⟨

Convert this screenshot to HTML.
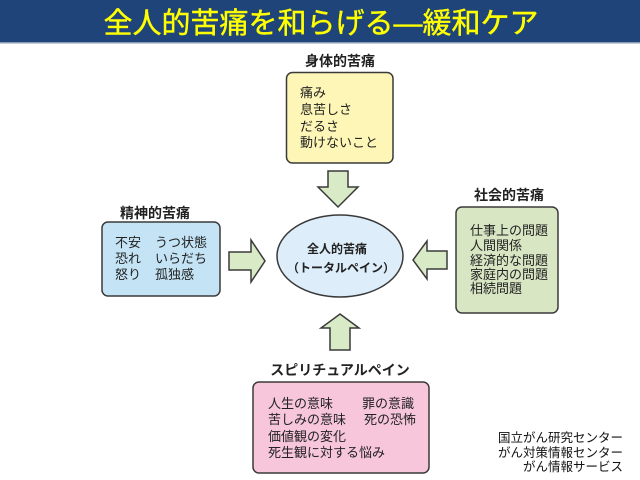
<!DOCTYPE html>
<html><head><meta charset="utf-8">
<style>
html,body{margin:0;padding:0;background:#fff;}
svg{display:block;}
text{font-family:"Liberation Sans","Noto Sans CJK JP",sans-serif;}
</style></head>
<body>
<svg width="640" height="480" viewBox="0 0 640 480" xmlns="http://www.w3.org/2000/svg">
<rect x="0" y="0" width="640" height="480" fill="#ffffff"/>
<rect x="0" y="0" width="640" height="42" fill="#1f4479"/>
<rect x="0" y="42" width="640" height="1.5" fill="#8a9ab0"/>
<text x="321" y="33" font-size="29" fill="#ffff00" stroke="#ffff00" stroke-width="0.4" text-anchor="middle" font-family="Noto Sans CJK JP, sans-serif">全人的苦痛を和らげる―緩和ケア</text>

<!-- physical -->
<text x="340" y="66" font-size="14" font-weight="bold" fill="#222" text-anchor="middle">身体的苦痛</text>
<rect x="286.5" y="72.5" width="106.5" height="90.5" rx="6" fill="#fdf6b6" stroke="#3a3a3a" stroke-width="1.5"/>
<g font-size="13" fill="#222">
<text x="300" y="97">痛み</text>
<text x="300" y="114">息苦しさ</text>
<text x="300" y="131">だるさ</text>
<text x="300" y="147">動けないこと</text>
</g>
<polygon points="328,171 348,171 348,187 358,187 338,207 318,187 328,187" fill="#d8ebc6" stroke="#3a3a3a" stroke-width="1.5" stroke-linejoin="miter"/>

<!-- mental -->
<text x="155" y="218" font-size="14" font-weight="bold" fill="#222" text-anchor="middle">精神的苦痛</text>
<rect x="102" y="222" width="118" height="74" rx="6" fill="#c4e4f6" stroke="#3a3a3a" stroke-width="1.5"/>
<g font-size="13" fill="#222">
<text x="115" y="247">不安</text><text x="155" y="247">うつ状態</text>
<text x="115" y="263">恐れ</text><text x="155" y="263">いらだち</text>
<text x="115" y="279">怒り</text><text x="155" y="279">孤独感</text>
</g>
<polygon points="229,252 251,252 251,240 265,261 251,282 251,270 229,270" fill="#d8ebc6" stroke="#3a3a3a" stroke-width="1.5"/>

<!-- center -->
<ellipse cx="340" cy="256" rx="63" ry="41" fill="#ddeefa" stroke="#3a3a3a" stroke-width="1.5"/>
<text x="337" y="253" font-size="12" font-weight="bold" fill="#222" text-anchor="middle">全人的苦痛</text>
<text x="341" y="272" font-size="12" font-weight="bold" fill="#222" text-anchor="middle">（トータルペイン）</text>

<!-- social -->
<text x="509" y="200" font-size="14" font-weight="bold" fill="#222" text-anchor="middle">社会的苦痛</text>
<rect x="456" y="207" width="102" height="106" rx="6" fill="#d9e6c4" stroke="#3a3a3a" stroke-width="1.5"/>
<g font-size="13" fill="#222">
<text x="470" y="235">仕事上の問題</text>
<text x="470" y="250">人間関係</text>
<text x="470" y="265">経済的な問題</text>
<text x="470" y="279">家庭内の問題</text>
<text x="470" y="293">相続問題</text>
</g>
<polygon points="447,251 427,251 427,241 413,260 427,279 427,269 447,269" fill="#d8ebc6" stroke="#3a3a3a" stroke-width="1.5"/>

<!-- spiritual -->
<polygon points="340,314 359,328 350,328 350,350 330,350 330,328 321,328" fill="#d8ebc6" stroke="#3a3a3a" stroke-width="1.5"/>
<text x="340" y="375" font-size="14" font-weight="bold" fill="#222" text-anchor="middle">スピリチュアルペイン</text>
<rect x="253" y="382" width="176" height="91" rx="6" fill="#f7c6da" stroke="#3a3a3a" stroke-width="1.5"/>
<g font-size="13" fill="#222">
<text x="268" y="408">人生の意味</text><text x="362" y="408">罪の意識</text>
<text x="268" y="424">苦しみの意味</text><text x="364" y="424">死の恐怖</text>
<text x="268" y="441">価値観の変化</text>
<text x="268" y="457">死生観に対する悩み</text>
</g>

<!-- credits -->
<g font-size="12.5" fill="#111" text-anchor="end">
<text x="623" y="442">国立がん研究センター</text>
<text x="623" y="457">がん対策情報センター</text>
<text x="623" y="471">がん情報サービス</text>
</g>
</svg>
</body></html>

⟩

▶ [What the task asks]: Without the pictures, return the listing above from its first line through the line that has "251,252 251,240 265,261".

▶ [Solution to the problem]:
Convert this screenshot to HTML.
<!DOCTYPE html>
<html><head><meta charset="utf-8">
<style>
html,body{margin:0;padding:0;background:#fff;}
svg{display:block;}
text{font-family:"Liberation Sans","Noto Sans CJK JP",sans-serif;}
</style></head>
<body>
<svg width="640" height="480" viewBox="0 0 640 480" xmlns="http://www.w3.org/2000/svg">
<rect x="0" y="0" width="640" height="480" fill="#ffffff"/>
<rect x="0" y="0" width="640" height="42" fill="#1f4479"/>
<rect x="0" y="42" width="640" height="1.5" fill="#8a9ab0"/>
<text x="321" y="33" font-size="29" fill="#ffff00" stroke="#ffff00" stroke-width="0.4" text-anchor="middle" font-family="Noto Sans CJK JP, sans-serif">全人的苦痛を和らげる―緩和ケア</text>

<!-- physical -->
<text x="340" y="66" font-size="14" font-weight="bold" fill="#222" text-anchor="middle">身体的苦痛</text>
<rect x="286.5" y="72.5" width="106.5" height="90.5" rx="6" fill="#fdf6b6" stroke="#3a3a3a" stroke-width="1.5"/>
<g font-size="13" fill="#222">
<text x="300" y="97">痛み</text>
<text x="300" y="114">息苦しさ</text>
<text x="300" y="131">だるさ</text>
<text x="300" y="147">動けないこと</text>
</g>
<polygon points="328,171 348,171 348,187 358,187 338,207 318,187 328,187" fill="#d8ebc6" stroke="#3a3a3a" stroke-width="1.5" stroke-linejoin="miter"/>

<!-- mental -->
<text x="155" y="218" font-size="14" font-weight="bold" fill="#222" text-anchor="middle">精神的苦痛</text>
<rect x="102" y="222" width="118" height="74" rx="6" fill="#c4e4f6" stroke="#3a3a3a" stroke-width="1.5"/>
<g font-size="13" fill="#222">
<text x="115" y="247">不安</text><text x="155" y="247">うつ状態</text>
<text x="115" y="263">恐れ</text><text x="155" y="263">いらだち</text>
<text x="115" y="279">怒り</text><text x="155" y="279">孤独感</text>
</g>
<polygon points="229,252 251,252 251,240 265,261 251,282 251,270 229,270" fill="#d8ebc6" stroke="#3a3a3a" stroke-width="1.5"/>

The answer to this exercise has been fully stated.